Kanun koyucu, hukuki durumu daha hızlı bir şekilde çözüme kavuşturmak istediği haller için hak düşürücü süreleri öngörmüştür. Hak düşürücü sürenin, dava şartlarından olması nedeniyle taraflar ileri sürmeseler dahi hakim tarafından re’sen gözönünde bulundurması gerekmektedir. Kamu düzeninden olan hak düşürücü sürelerin taraflarca değiştirilmesi mümkün değildir. Dolayısıyla bir ... sona erdiren ve dava şartı olarak kabul edilen hak düşürücü süre ancak kanunla düzenlebilir.
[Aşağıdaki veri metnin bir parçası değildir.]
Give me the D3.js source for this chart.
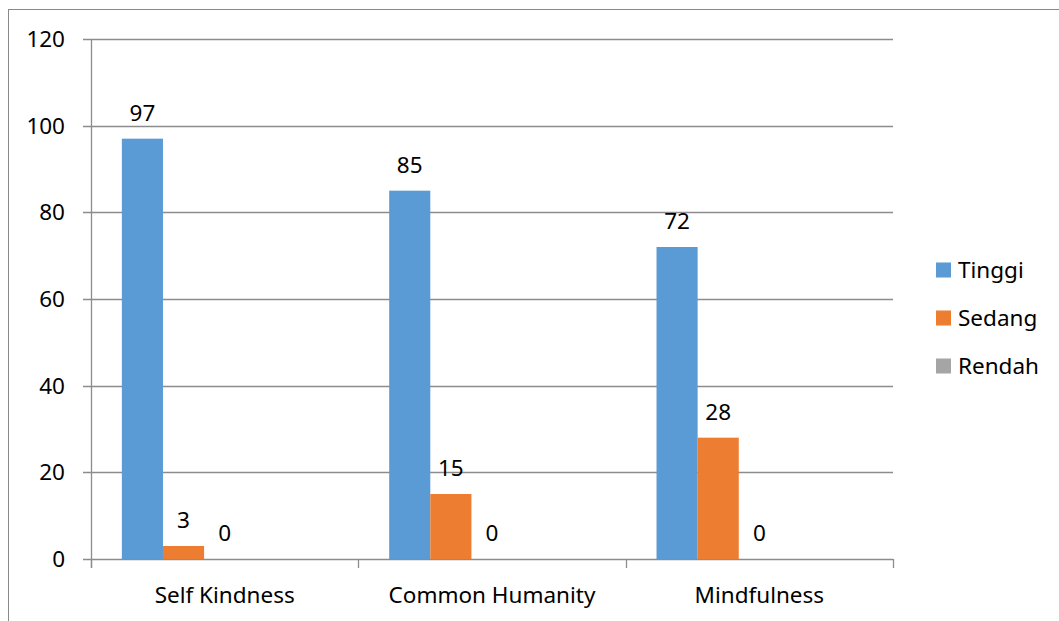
<!DOCTYPE html>
<html>
<head>
<meta charset="utf-8">
<script src="https://cdn.jsdelivr.net/npm/d3@7"></script>
<style>
  body { margin: 0; background: #fff; }
  text { font-family: "Noto Sans", sans-serif; fill: #000; }
</style>
</head>
<body>
<svg id="chart" width="1059" height="621"></svg>
<script>
// data
var categories = ["Self Kindness", "Common Humanity", "Mindfulness"];
var seriesNames = ["Tinggi", "Sedang", "Rendah"];
var tinggi = [97, 85, 72];
var sedang = [3, 15, 28];
var rendah = [0, 0, 0];
var yTicks = [0, 20, 40, 60, 80, 100, 120];

var seriesValues = [tinggi, sedang, rendah];
var colors = ["#5b9bd5", "#ed7d31", "#a5a5a5"];

var svg = d3.select("#chart"),
    width = +svg.attr("width"),
    height = +svg.attr("height");

var plot = { left: 91, right: 893, top: 39, bottom: 559 };
var fontSize = 22.5;

// outer frame (runs off the right and bottom of the picture)
svg.append("rect")
  .attr("x", 8.5).attr("y", 9.5)
  .attr("width", 1060).attr("height", 640)
  .attr("fill", "none").attr("stroke", "#898989").attr("stroke-width", 1);

var x = d3.scaleBand().domain(categories).range([plot.left, plot.right]);
// excel keeps 5 slots per group here (two empty), gap 150%
var xs = d3.scaleBand().domain(d3.range(5)).range([0, x.bandwidth()]).paddingInner(0).paddingOuter(0.75);
var y = d3.scaleLinear().domain([0, 120]).range([plot.bottom, plot.top]);

// gridlines
svg.append("g")
  .selectAll("line")
  .data(yTicks)
  .enter().append("line")
  .attr("x1", plot.left - 8).attr("x2", plot.right)
  .attr("y1", function(d) { return Math.round(y(d)) + 0.5; })
  .attr("y2", function(d) { return Math.round(y(d)) + 0.5; })
  .attr("stroke", "#8c8c8c").attr("stroke-width", 1.3);

// y axis line
svg.append("line")
  .attr("x1", plot.left + 0.5).attr("x2", plot.left + 0.5)
  .attr("y1", plot.top).attr("y2", plot.bottom + 9)
  .attr("stroke", "#8c8c8c").attr("stroke-width", 1.3);

// y tick labels
svg.append("g")
  .selectAll("text")
  .data(yTicks)
  .enter().append("text")
  .attr("x", 65)
  .attr("y", function(d) { return y(d); })
  .attr("dy", "0.36em")
  .attr("text-anchor", "end")
  .attr("font-size", fontSize)
  .text(function(d) { return d; });

// x axis tick marks between categories
var xTickPos = categories.map(function(c) { return x(c); }).concat([plot.right]);
svg.append("g")
  .selectAll("line")
  .data(xTickPos)
  .enter().append("line")
  .attr("x1", function(d) { return Math.round(d) + 0.5; })
  .attr("x2", function(d) { return Math.round(d) + 0.5; })
  .attr("y1", plot.bottom).attr("y2", plot.bottom + 9)
  .attr("stroke", "#8c8c8c").attr("stroke-width", 1.3);

// category labels
svg.append("g")
  .selectAll("text")
  .data(categories)
  .enter().append("text")
  .attr("x", function(d) { return x(d) + x.bandwidth() / 2; })
  .attr("y", 603)
  .attr("text-anchor", "middle")
  .attr("font-size", fontSize)
  .text(function(d) { return d; });

// bars + value labels
seriesValues.forEach(function(vals, si) {
  var g = svg.append("g");
  g.selectAll("rect")
    .data(vals)
    .enter().append("rect")
    .attr("x", function(d, i) { return x(categories[i]) + xs(si); })
    .attr("y", function(d) { return y(d); })
    .attr("width", xs.bandwidth())
    .attr("height", function(d) { return y(0) - y(d); })
    .attr("fill", colors[si]);

  g.selectAll("text")
    .data(vals)
    .enter().append("text")
    .attr("x", function(d, i) { return x(categories[i]) + xs(si) + xs.bandwidth() / 2; })
    .attr("y", function(d) { return y(d) - 18; })
    .attr("text-anchor", "middle")
    .attr("font-size", fontSize)
    .text(function(d) { return d; });
});

// legend
var legend = svg.append("g")
  .selectAll("g")
  .data(seriesNames)
  .enter().append("g")
  .attr("transform", function(d, i) { return "translate(936," + (270 + i * 48) + ")"; });

legend.append("rect")
  .attr("x", 0).attr("y", -7.5)
  .attr("width", 15).attr("height", 15)
  .attr("fill", function(d, i) { return colors[i]; });

legend.append("text")
  .attr("x", 22).attr("y", 0)
  .attr("dy", "0.36em")
  .attr("font-size", fontSize)
  .text(function(d) { return d; });
</script>
</body>
</html>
Bununla birlikte dava konusu vakfa ait yönetmelikte yapılan değişiklik ile davacı gibi daha önce vakfa üyelik ... tanınmayanlara üyelik ... tanınması ve bunun için belirlenen süre içerisinde müracaat şartı getirilmesinde düzenlenen süre hak düşürücü süre mahiyetinde değildir.
Yukarıdaki açıklamalar doğrultusunda somut olay değerlendirildiğinde; dava konusu vakfın 30.09.2005 günlü olağan genel kurulunda kabul edilip 01.10.2005 tarihinde yürürlüğe giren Munzam Sosyal Güvenlik Hakları Yönetmeliğine eklenen geçici 3. madde ile, ...de koruma ve güvenlik görevlisi olarak süreli sözleşmeli çalışmış ve 01.10.2005 tarihinden önce emekli olmak üzere Bankadaki görevinden ayrılmış ve Türkiye İş Bankası A.Ş. Mensupları Emekli Sandığı Vakfından yaşlılık, malullük aylığı veya sürekli işgöremezlik geliri bağlanmış olanlara, 30.12.2005 tarihine kadar yazılı talepte bulunmak ve gereklerini tam olarak yerine getirerek yapacakları borçlanma nedeni ile tespit edilen aidatlarının tamamını 30.12.2005 tarihine kadar ödenmesi halinde vakıftan emeklilik aylığı bağlanabileceği düzenlenmiştir.
Yönetmelikte yapılan bu değişiklik üzerine davacı tarafından 08.11.2005 tarihinde vakfa yazılı müracaatta bulunduğu, davacı ile vakıf arasında borçlanma nedeni ile vakfa ödenecek miktar konusunda ihtilaf oluştuğu, vakıf tarafından, işveren katkı payının da davacıdan talep edildiği anlaşılmakla; açılan davanın, yönetmelikle belirlenen süre içerisinde vakfa müracaat edilmesi nedeniyle mahkemece, davalı vakıf aleyhine açılan davanın süresi içinde açıldığı kabul edilerek işin esasına girilip, iddia doğrultusunda toplanan ve toplanacak deliller doğrultusunda oluşacak sonuca göre karar verilmesi gerekirken davanın hakdüşürücü süreden reddi doğru görülmemiştir.
SONUÇ: Davacı vekilinin yazılı temyiz itirazları yukarıda (2) nolu bentte gösterilen nedenlerle yerinde görüldüğünden kabulü ile hükmün, yukarıda açıklanan nedenlerle 6100 sayılı HMK'nin Geçici 3. maddesi ve 1086 sayılı HUMK'un 428. maddesi gereğince BOZULMASINA, davacı vekilinin diğer temyiz itirazlarının yukarıda (1) nolu bentte gösterilen nedenle reddine, taraflarca HUMK'un 440/I maddesi gereğince Yargıtay ilamının tebliğinden itibaren 15 gün içinde karar düzeltme isteğinde bulunulabileceğine, peşin harcın istek halinde temyiz edene iadesine 06.04.2022 tarihinde oy birliğiyle karar verildi.